Standard Romanization
Letter | IPA | English example | Notes |
---|---|---|---|
a | ɑ ~ a | father | |
an | ɑ̃ ~ ã | — | A nasal vowel. Pronounced like the vowel in French danse. |
b | b | bog | |
d | d | dog | |
e | ɛ ~ e | get | |
en | ɛ̃ ~ ẽ | — | A nasal vowel. Pronounced like the vowel in French prince. |
g | ɡ | good | |
i | i | machine | |
k | k | skill | |
kh | x | — | Pronounced like the ch in German Buch. |
l | l | left | |
m | m | man | |
n | n | no | |
o | ɔ ~ o | law | |
on | ɔ̃ ~ õ | — | A nasal vowel. Pronounced like the vowel in French bon. |
p | p | span | |
r | ɾ, r | battle, — | A trill like in Spanish perro at the beginning or end of a word.
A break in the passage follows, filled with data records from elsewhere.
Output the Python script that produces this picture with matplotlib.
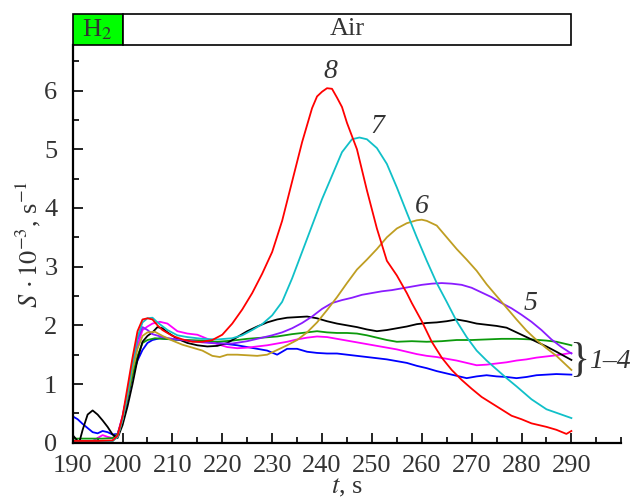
import matplotlib.pyplot as plt
from matplotlib.patches import Rectangle
from matplotlib.ticker import MultipleLocator

# curve 8 (red)
t8 = [190, 195, 198, 199, 200, 201, 202, 203, 204, 205, 206, 207, 208, 210, 212, 214, 216, 218, 220, 222,
      224, 226, 228, 230, 232, 234, 236, 238, 239, 240, 241, 242, 243, 244, 245, 247, 249, 251, 253, 255,
      257, 258, 260, 262, 264, 266, 268, 270, 272, 275, 278, 280, 282, 285, 287, 289, 290]
s8 = [0.03, 0.03, 0.04, 0.12, 0.45, 0.95, 1.45, 1.9, 2.1, 2.12, 2.1, 2.0, 1.92, 1.82, 1.76, 1.72, 1.72, 1.75, 1.84, 2.03,
      2.27, 2.55, 2.88, 3.25, 3.78, 4.45, 5.12, 5.7, 5.9, 5.98, 6.04, 6.03, 5.88, 5.72, 5.45, 5.0, 4.3, 3.65, 3.1, 2.85,
      2.55, 2.38, 2.07, 1.72, 1.45, 1.24, 1.07, 0.92, 0.78, 0.62, 0.46, 0.4, 0.33, 0.27, 0.22, 0.15, 0.2]

# curve 7 (cyan)
t7 = [190, 196, 198, 199, 200, 201, 202, 203, 204, 205, 206, 207, 209, 211, 213, 216, 219, 222, 224, 226,
      228, 230, 232, 234, 236, 238, 240, 242, 244, 246, 247.5, 249, 251, 253, 255, 257, 259, 261, 263, 265,
      267, 269, 271, 273, 275, 277, 279, 282, 285, 288, 290]
s7 = [0.02, 0.02, 0.03, 0.1, 0.4, 0.85, 1.35, 1.8, 2.05, 2.12, 2.13, 2.05, 1.92, 1.83, 1.8, 1.77, 1.76, 1.78, 1.83, 1.92,
      2.02, 2.17, 2.4, 2.8, 3.25, 3.7, 4.15, 4.55, 4.95, 5.17, 5.2, 5.17, 5.02, 4.75, 4.35, 3.92, 3.5, 3.1, 2.72, 2.4,
      2.07, 1.8, 1.57, 1.4, 1.25, 1.1, 0.96, 0.74, 0.57, 0.48, 0.42]

# curve 6 (olive)
t6 = [190, 196, 198, 199, 200, 201, 202, 203, 204, 205, 206.5, 208, 210, 212, 214, 216, 218, 219.5, 221, 223,
      225, 227, 229, 231, 233, 235, 237, 239, 241, 243, 245, 247, 249, 251, 253, 255, 257, 259, 260, 261,
      263, 265, 267, 269, 271, 273, 275, 277, 279, 281, 283, 285, 287, 290]
s6 = [0.02, 0.02, 0.03, 0.1, 0.4, 0.8, 1.25, 1.6, 1.82, 1.88, 1.89, 1.82, 1.74, 1.67, 1.62, 1.57, 1.48, 1.46, 1.5, 1.5,
      1.49, 1.48, 1.5, 1.58, 1.66, 1.75, 1.88, 2.05, 2.26, 2.48, 2.72, 2.95, 3.12, 3.3, 3.5, 3.65, 3.74, 3.79, 3.8, 3.78,
      3.7, 3.5, 3.3, 3.12, 2.93, 2.7, 2.5, 2.3, 2.1, 1.91, 1.75, 1.61, 1.48, 1.24]

# curve 5 (violet)
t5 = [190, 196, 198, 199, 200, 201, 202, 203, 204, 205, 206, 208, 210, 213, 216, 219, 222, 225, 228, 230,
      232, 234, 236, 238, 240, 242, 244, 246, 248, 250, 252, 254, 256, 258, 260, 262, 264, 266, 268, 270,
      272, 274, 276, 278, 280, 282, 284, 286, 288, 290]
s5 = [0.02, 0.02, 0.03, 0.12, 0.45, 0.85, 1.3, 1.75, 1.97, 1.92, 1.85, 1.8, 1.77, 1.74, 1.71, 1.69, 1.69, 1.73, 1.79, 1.83,
      1.88, 1.95, 2.04, 2.15, 2.28, 2.38, 2.43, 2.47, 2.52, 2.55, 2.58, 2.6, 2.63, 2.66, 2.69, 2.71, 2.72, 2.71, 2.69, 2.64,
      2.56, 2.48, 2.38, 2.29, 2.18, 2.06, 1.92, 1.76, 1.63, 1.52]

# curves 1-4
t_blk = [190, 191.3, 192, 193, 194, 195, 196, 197, 198, 199, 200, 201, 202, 203, 204, 205, 206, 207, 208, 209,
         211, 213, 215, 217, 219, 221, 223, 225, 227, 229, 231, 233, 235, 237, 239, 241, 243, 245, 247, 249,
         251, 253, 255, 257, 259, 261, 263, 265, 267, 269, 271, 273, 275, 277, 279, 281, 283, 285, 287, 290]
s_blk = [0.13, 0.0, 0.22, 0.48, 0.55, 0.48, 0.38, 0.27, 0.14, 0.08, 0.3, 0.62, 1.0, 1.42, 1.72, 1.82, 1.88, 1.97, 1.95, 1.88,
         1.77, 1.7, 1.66, 1.64, 1.65, 1.7, 1.8, 1.9, 1.98, 2.05, 2.1, 2.13, 2.14, 2.15, 2.12, 2.07, 2.03, 2.0, 1.97, 1.93,
         1.9, 1.92, 1.95, 1.98, 2.02, 2.04, 2.05, 2.07, 2.1, 2.07, 2.03, 2.01, 1.99, 1.96, 1.88, 1.8, 1.72, 1.64, 1.55, 1.41]

t_grn = [190, 196, 198, 199, 200, 201, 202, 203, 204, 205, 206.5, 208, 210, 213, 216, 219, 222, 225, 228, 231,
         234, 237, 239, 241, 243, 245, 247, 249, 251, 253, 255, 258, 261, 264, 267, 270, 273, 276, 279, 282,
         285, 287, 289, 290]
s_grn = [0.07, 0.07, 0.08, 0.15, 0.4, 0.78, 1.15, 1.48, 1.7, 1.75, 1.78, 1.77, 1.76, 1.75, 1.74, 1.72, 1.74, 1.77, 1.79, 1.81,
         1.85, 1.88, 1.9, 1.88, 1.87, 1.87, 1.86, 1.83, 1.79, 1.75, 1.72, 1.73, 1.72, 1.73, 1.75, 1.75, 1.76, 1.77, 1.77, 1.76,
         1.74, 1.72, 1.68, 1.66]

t_mag = [190, 194, 195, 196, 197, 198, 199, 200, 201, 202, 203, 204, 205, 206, 207.5, 209, 211, 213, 215, 217,
         219, 221, 223, 225, 227, 229, 231, 233, 235, 237, 239, 241, 243, 245, 247, 249, 251, 253, 255, 257,
         259, 261, 263, 265, 267, 269, 271, 273, 275, 277, 279, 281, 283, 285, 287, 290]
s_mag = [0.03, 0.03, 0.08, 0.13, 0.1, 0.08, 0.15, 0.45, 0.85, 1.25, 1.65, 1.92, 1.98, 2.03, 2.06, 2.03, 1.9, 1.86, 1.84, 1.77,
         1.68, 1.63, 1.61, 1.62, 1.64, 1.66, 1.69, 1.72, 1.76, 1.79, 1.81, 1.8, 1.77, 1.74, 1.71, 1.68, 1.65, 1.62, 1.59, 1.55,
         1.51, 1.48, 1.46, 1.43, 1.4, 1.36, 1.32, 1.33, 1.35, 1.37, 1.4, 1.42, 1.45, 1.47, 1.49, 1.53]

t_blu = [190, 191, 192, 193, 194, 195, 196, 197, 198, 199, 200, 201, 202, 203, 204, 205, 206, 207.5, 210, 213,
         216, 219, 221, 223, 225, 227, 229, 231, 233, 235, 237, 239, 241, 243, 245, 247, 249, 251, 253, 255,
         257, 259, 261, 263, 265, 267, 269, 271, 273, 275, 277, 279, 281, 283, 285, 287, 290]
s_blu = [0.45, 0.4, 0.32, 0.25, 0.18, 0.16, 0.2, 0.18, 0.14, 0.15, 0.35, 0.75, 1.15, 1.4, 1.58, 1.7, 1.75, 1.78, 1.76, 1.74,
         1.72, 1.7, 1.68, 1.66, 1.63, 1.6, 1.57, 1.5, 1.6, 1.6, 1.55, 1.53, 1.52, 1.52, 1.5, 1.48, 1.46, 1.44, 1.42, 1.39,
         1.36, 1.31, 1.27, 1.22, 1.18, 1.14, 1.1, 1.13, 1.15, 1.13, 1.12, 1.1, 1.12, 1.15, 1.16, 1.17, 1.16]

gas_labels = ["H$_2$", "Air"]
gas_edges = [190, 200, 290]


def main():
    plt.rcParams.update({"font.family": "Liberation Serif", "mathtext.fontset": "stix", "font.size": 19})
    fig = plt.figure(figsize=(6.32, 4.98), dpi=100)
    ax = fig.add_axes([0.115, 0.111, 0.868, 0.7985])

    series = [
        (t_blu, s_blu, "#0000ff"), (t_mag, s_mag, "#ff00ff"), (t_grn, s_grn, "#0c9a0c"),
        (t_blk, s_blk, "black"), (t5, s5, "#8a1cff"), (t6, s6, "#bf9e22"),
        (t7, s7, "#10c0c8"), (t8, s8, "#ff0000"),
    ]
    for t, s, c in series:
        ax.plot(t, s, color=c, lw=1.3)

    ax.set_xlim(190, 300); ax.set_ylim(0, 6.775)
    ax.set_xticks(range(190, 291, 10)); ax.set_yticks(range(0, 7))
    ax.xaxis.set_minor_locator(MultipleLocator(5)); ax.yaxis.set_minor_locator(MultipleLocator(0.5))
    ax.tick_params(which="both", direction="in", width=1.2, colors="black", labelcolor="#333333")
    ax.tick_params(which="major", length=7, labelsize=19)
    ax.tick_params(which="minor", length=4)
    ax.tick_params(axis="x", pad=9); ax.tick_params(axis="y", pad=11)
    for side in ("top", "right"):
        ax.spines[side].set_visible(False)
    for side in ("left", "bottom"):
        ax.spines[side].set_linewidth(1.6)

    ax.set_xlabel("$t$, s", color="#333333", fontsize=19, labelpad=0)
    ax.set_ylabel(r"$S\,\cdot 10^{-3}$, s$^{-1}$", color="#333333", fontsize=19, labelpad=1)

    # gas banner above the axes
    y0 = ax.get_ylim()[1]; h = 0.535
    for i, lab in enumerate(gas_labels):
        x0, x1 = gas_edges[i], gas_edges[i+1]
        ax.add_patch(Rectangle((x0, y0), x1-x0, h, facecolor="#00ff00" if i == 0 else "white",
                               edgecolor="black", lw=1.2, clip_on=False))
        ax.text((x0+x1)/2, y0+h/2, lab, ha="center", va="center", color="#333333", fontsize=19)

    txt = dict(style="italic", ha="center", va="center", color="#333333", fontsize=20)
    ax.text(241.7, 6.32, "8", **txt)
    ax.text(251.1, 5.38, "7", **txt)
    ax.text(260.1, 4.02, "6", **txt)
    ax.text(281.9, 2.38, "5", **txt)
    ax.text(291.6, 1.39, "}", ha="center", va="center", color="#333333", fontsize=30, clip_on=False)
    ax.text(293.6, 1.39, "1–4", style="italic", ha="left", va="center", color="#333333", fontsize=20, clip_on=False)

    fig.savefig("out.png", dpi=100)
    plt.close(fig)


if __name__ == "__main__": main()
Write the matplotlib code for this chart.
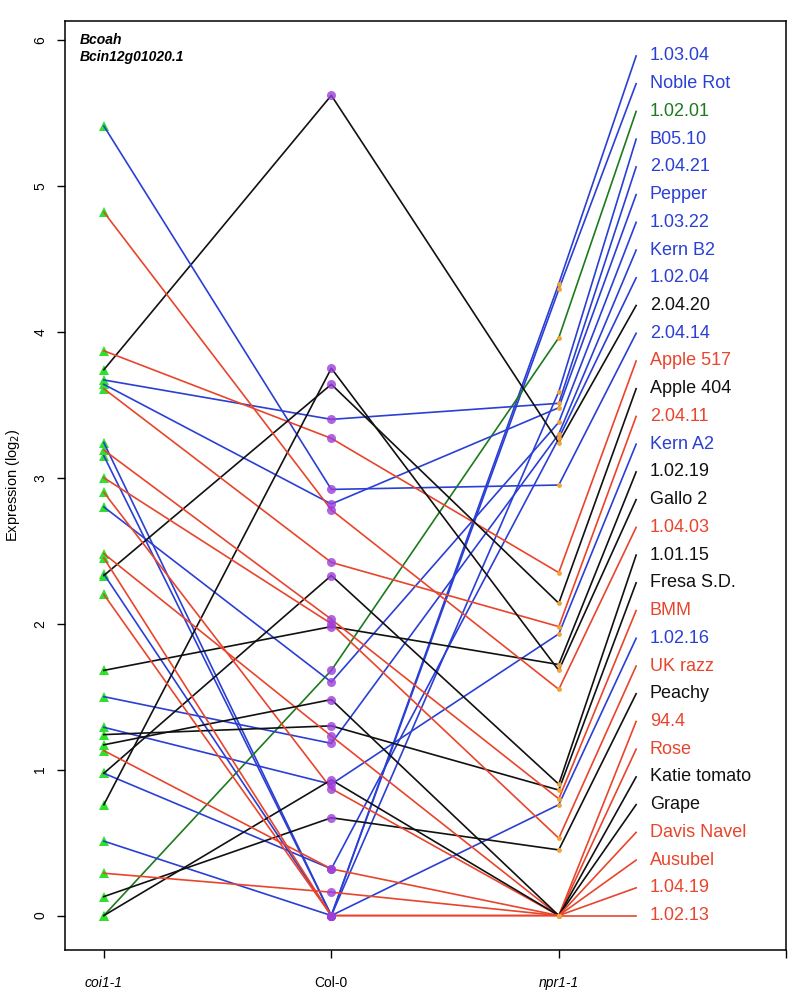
import matplotlib
matplotlib.use("Agg")
import matplotlib.pyplot as plt
import numpy as np

# ======================================================
# DATA
# ======================================================

isolates = [
    "1.03.04", "Noble Rot", "1.02.01", "B05.10", "2.04.21", "Pepper",
    "1.03.22", "Kern B2", "1.02.04", "2.04.20", "2.04.14", "Apple 517",
    "Apple 404", "2.04.11", "Kern A2", "1.02.19", "Gallo 2", "1.04.03",
    "1.01.15", "Fresa S.D.", "BMM", "1.02.16", "UK razz", "Peachy",
    "94.4", "Rose", "Katie tomato", "Grape", "Davis Navel", "Ausubel",
    "1.04.19", "1.02.13",
]

groups = [
    "b", "b", "g", "b", "b", "b",
    "b", "b", "b", "k", "b", "r",
    "k", "r", "b", "k", "k", "r",
    "k", "k", "r", "b", "r", "k",
    "r", "r", "k", "k", "r", "r",
    "r", "r",
]

coi = [
    3.24, 3.15, 0.00, 2.34, 3.67, 3.64,
    2.80, 1.50, 0.975, 3.74, 5.41, 3.87,
    2.33, 3.61, 1.29, 1.68, 0.76, 4.82,
    0.975, 1.24, 3.19, 0.51, 3.00, 0.13,
    2.48, 2.90, 0.00, 1.17, 1.13, 2.45,
    0.29, 2.20,
]

col = [
    0.00, 0.00, 1.68, 0.00, 3.40, 2.82,
    1.60, 1.18, 0.32, 5.62, 2.92, 3.27,
    3.64, 2.42, 0.90, 1.98, 3.75, 2.78,
    2.33, 1.30, 2.03, 0.00, 2.00, 0.67,
    1.23, 0.87, 0.93, 1.48, 0.32, 0.00,
    0.16, 0.00,
]

npr = [
    4.33, 4.29, 3.96, 3.59, 3.51, 3.48,
    3.38, 3.30, 3.27, 3.24, 2.95, 2.35,
    2.14, 1.98, 1.93, 1.72, 1.68, 1.55,
    0.90, 0.86, 0.80, 0.76, 0.53, 0.45,
    0.00, 0.00, 0.00, 0.00, 0.00, 0.00,
    0.00, 0.00,
]

genotypes = ["coi1-1", "Col-0", "npr1-1", ""]

# ======================================================
# STYLE
# ======================================================

plt.rcParams["font.family"] = ["Liberation Sans", "DejaVu Sans"]

COLORS = {"b": "#2a3fd4", "r": "#e8452c", "g": "#1d7a1d", "k": "#111111"}

LABEL_X = 3.34
TEXT_X = 3.40
label_y = np.linspace(max(npr) + 1.56, 0, len(isolates))

# ======================================================
# PLOT
# ======================================================

fig = plt.figure(figsize=(7.95, 9.93), dpi=100)
ax = fig.add_axes([0.082, 0.0433, 0.907, 0.9356])

ax.plot(np.ones(len(coi)), coi, "^", color="#2fe02f", ms=6.5,
        markeredgewidth=0, zorder=2)
ax.plot(np.full(len(col), 2), col, "o", color="#9b3fd8", alpha=0.8,
        ms=6.5, markeredgewidth=0, zorder=4)
ax.plot(np.full(len(npr), 3), npr, "o", color="#f2a33a", ms=3.5,
        markeredgewidth=0, zorder=4)

for i, name in enumerate(isolates):
    c = COLORS[groups[i]]
    ax.plot([1, 2, 3], [coi[i], col[i], npr[i]], color=c, lw=1.2, zorder=3)
    ax.plot([3, LABEL_X], [npr[i], label_y[i]], color=c, lw=1.2, zorder=3)
    ax.text(TEXT_X, label_y[i], name, color=c, fontsize=13,
            va="center", ha="left")

ax.text(0.895, 6.0, "Bcoah", fontsize=10, fontweight="bold",
        fontstyle="italic", va="center")
ax.text(0.895, 5.88, "Bcin12g01020.1", fontsize=10, fontweight="bold",
        fontstyle="italic", va="center")

ax.set_xlim(0.83, 4.0)
ax.set_ylim(-0.236, 6.13)

ax.set_xticks([1, 2, 3, 4])
ax.set_xticklabels(genotypes, fontsize=10)
for lab in ax.get_xticklabels():
    if lab.get_text() in ("coi1-1", "npr1-1"):
        lab.set_fontstyle("italic")

ax.set_yticks(range(0, 7))
ax.set_yticklabels([str(v) for v in range(0, 7)], rotation=90,
                   va="center", fontsize=10)
ax.tick_params(axis="x", length=6, width=1, direction="out", pad=13)
ax.tick_params(axis="y", length=6, width=1, direction="out", pad=7)
ax.set_ylabel("Expression (log$_2$)", fontsize=10.5, labelpad=8)

for s in ax.spines.values():
    s.set_linewidth(1.1)

fig.savefig("out.png", dpi=100)
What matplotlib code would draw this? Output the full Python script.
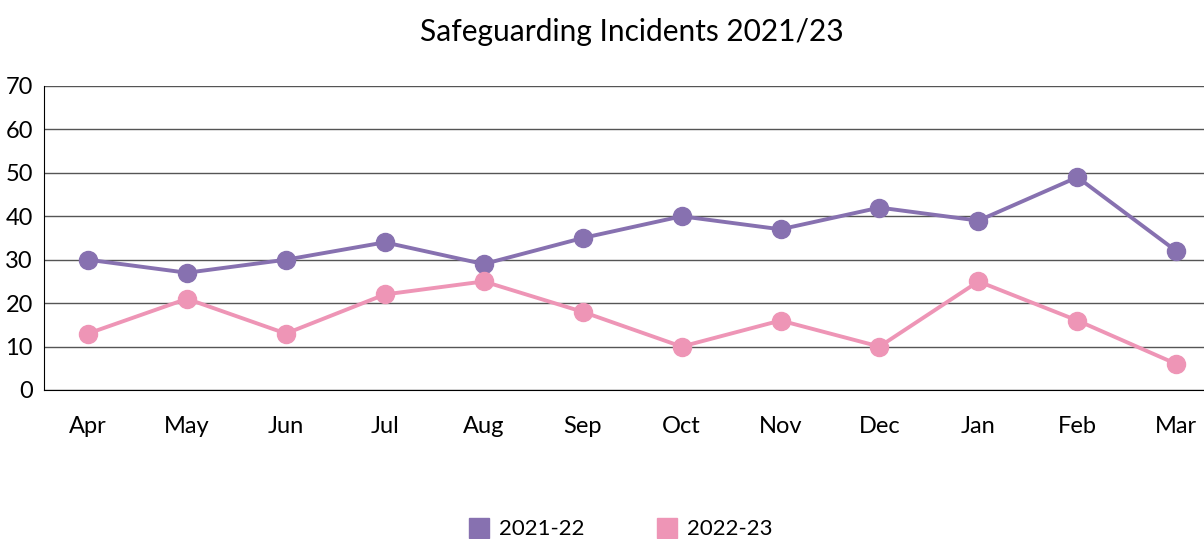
import matplotlib.pyplot as plt
from matplotlib.lines import Line2D
import numpy as np

plt.rcParams['font.family'] = ['Lato', 'DejaVu Sans']

months = ['Apr', 'May', 'Jun', 'Jul', 'Aug', 'Sep', 'Oct', 'Nov', 'Dec', 'Jan', 'Feb', 'Mar']
incidents_2122 = [30, 27, 30, 34, 29, 35, 40, 37, 42, 39, 49, 32]
incidents_2223 = [13, 21, 13, 22, 25, 18, 10, 16, 10, 25, 16, 6]

purple = '#8771B0'
pink = '#EE95B6'

fig = plt.figure(figsize=(12.04, 5.39), dpi=100)
ax = fig.add_axes([44 / 1204, 1 - 390 / 539, 1 - 44 / 1204, (390 - 86) / 539])

x = np.arange(len(months))
ax.plot(x, incidents_2122, color=purple, lw=2.8, marker='o', markersize=13, zorder=3)
ax.plot(x, incidents_2223, color=pink, lw=2.8, marker='o', markersize=13, zorder=3)

ax.set_xlim(-0.445, 11.28)
ax.set_ylim(0, 70)
ax.set_yticks(range(0, 71, 10))
ax.set_xticks(x)
ax.set_xticklabels(months)
ax.tick_params(axis='both', length=0, labelsize=17)
ax.tick_params(axis='x', pad=19)
ax.tick_params(axis='y', pad=8)

ax.grid(axis='y', color='#555555', lw=1)
ax.set_axisbelow(True)
for s in ['top', 'right']:
    ax.spines[s].set_visible(False)
ax.spines['left'].set_color('black')
ax.spines['bottom'].set_color('black')

fig.text(632 / 1204, 1 - 32 / 539, 'Safeguarding Incidents 2021/23', ha='center', va='center', fontsize=21.5)

handles = [Line2D([], [], ls='none', marker='s', markersize=14, color=purple),
           Line2D([], [], ls='none', marker='s', markersize=14, color=pink)]
fig.legend(handles, ['2021-22', '2022-23'], loc='center', bbox_to_anchor=(0.514, 0.018),
           ncol=2, frameon=False, fontsize=16, columnspacing=3.1, handlelength=1.2,
           handletextpad=0.3)

fig.savefig('out.png', dpi=100)
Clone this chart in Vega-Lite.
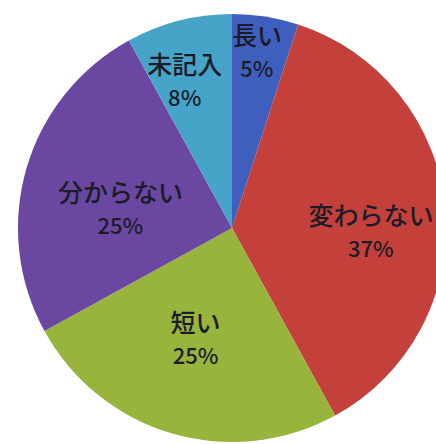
{
  "$schema": "https://vega.github.io/schema/vega-lite/v6.json",
  "width": 436,
  "height": 444,
  "padding": 0,
  "autosize": {"type": "none"},
  "background": "#ffffff",
  "view": {"stroke": null},
  "data": {
    "values": [
      {"i": 1, "cat": "長い", "pct": 5},
      {"i": 2, "cat": "変わらない", "pct": 37},
      {"i": 3, "cat": "短い", "pct": 25},
      {"i": 4, "cat": "分からない", "pct": 25},
      {"i": 5, "cat": "未記入", "pct": 8}
    ]
  },
  "transform": [{"calculate": "datum.pct + '%'", "as": "pctLabel"}],
  "encoding": {
    "theta": {"field": "pct", "type": "quantitative", "stack": true},
    "order": {"field": "i", "type": "quantitative"}
  },
  "layer": [
    {
      "mark": {"type": "arc", "outerRadius": 214, "x": 232, "y": 228},
      "encoding": {
        "color": {
          "field": "cat",
          "type": "nominal",
          "scale": {
            "domain": ["長い", "変わらない", "短い", "分からない", "未記入"],
            "range": ["#3f5fbe", "#c3413a", "#98b43d", "#6a47a0", "#46a4c8"]
          },
          "legend": null
        }
      }
    },
    {
      "mark": {
        "type": "text",
        "x": 232,
        "y": 228,
        "dy": -16,
        "fontSize": 25,
        "font": "Noto Sans CJK JP",
        "fontWeight": 500,
        "fill": "#1c1c28",
        "thetaOffset": {"expr": "datum.cat==='長い'?-0.016:datum.cat==='変わらない'?0.129:datum.cat==='短い'?0.031:datum.cat==='分からない'?-0.126:-0.063"}
      },
      "encoding": {
        "detail": {"field": "cat"},
        "text": {"field": "cat"},
        "radius": {"value": {"expr": "datum.cat==='長い'?177:datum.cat==='変わらない'?139:datum.cat==='短い'?118:datum.cat==='分からない'?113:153"}}
      }
    },
    {
      "mark": {
        "type": "text",
        "x": 232,
        "y": 228,
        "dy": 17,
        "fontSize": 22,
        "font": "Noto Sans CJK JP",
        "fontWeight": 500,
        "fill": "#1c1c28",
        "thetaOffset": {"expr": "datum.cat==='長い'?-0.016:datum.cat==='変わらない'?0.129:datum.cat==='短い'?0.031:datum.cat==='分からない'?-0.126:-0.063"}
      },
      "encoding": {
        "detail": {"field": "cat"},
        "text": {"field": "pctLabel"},
        "radius": {"value": {"expr": "datum.cat==='長い'?177:datum.cat==='変わらない'?139:datum.cat==='短い'?118:datum.cat==='分からない'?113:153"}}
      }
    }
  ]
}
Elsewhere, a tap like in English battle or Spanish pero. |
s | s | see | |
sh | ʃ | shade | |
t | t | stop | |
u | u | rude | |
v | v | voice | |
z | z | zoo | |
zh | ʒ | casual |
Notes:
- Long variants exist for the oral (non-nasal) vowels, which are written in the romanization by doubling the vowel letter.
Phonetics
Consonants
Labial | Alveolar | Palatal | Velar | ||
---|---|---|---|---|---|
Nasal | m | n | |||
Plosive | voiceless | p | t | k | |
voiced | b | d | g | ||
Fricative | voiceless | s | sh [ʃ] | kh [x] | |
voiced | v | z | zh [ʒ] | ||
Liquid | l, r [ɾ] |
Vowels
Aazh Naamori has five oral vowels with two lengths and three nasal vowels:
Front | Central | Back | |
---|---|---|---|
Close | i, ii [iː] | u, uu [uː] | |
Mid | e, ee [eː] en [ẽ] |
o, oo [oː] on [õ] | |
Open | a, aa [aː] an [ã] |
Phonotactics
Aazh Naamori has simple phonotactics, almost of its syllabes are open, a word may only end with a vowel (short, long, or nasal) or a sibilant (voiceless or voiced), and no codas are found word-medially. Syllable-initially, 2-consonants clusters are allowed, they must consist of an obstruent followed by a liquid. Vowels are lengthened before word-final voiced sibilants.
Stress
Main stress falls on the antepenultimate syllable, unless another is heavier, in which case it will be stressed instead. When a word contains multiple heavy syllables, stress falls on the final syllable if it is heavy, otherwise it falls on the antepenultimate. In a 4-syllable word, if the first and third syllables are heavy and the others light, the penultimate syllable is stressed. Superheavy word-final syllables are always stressed.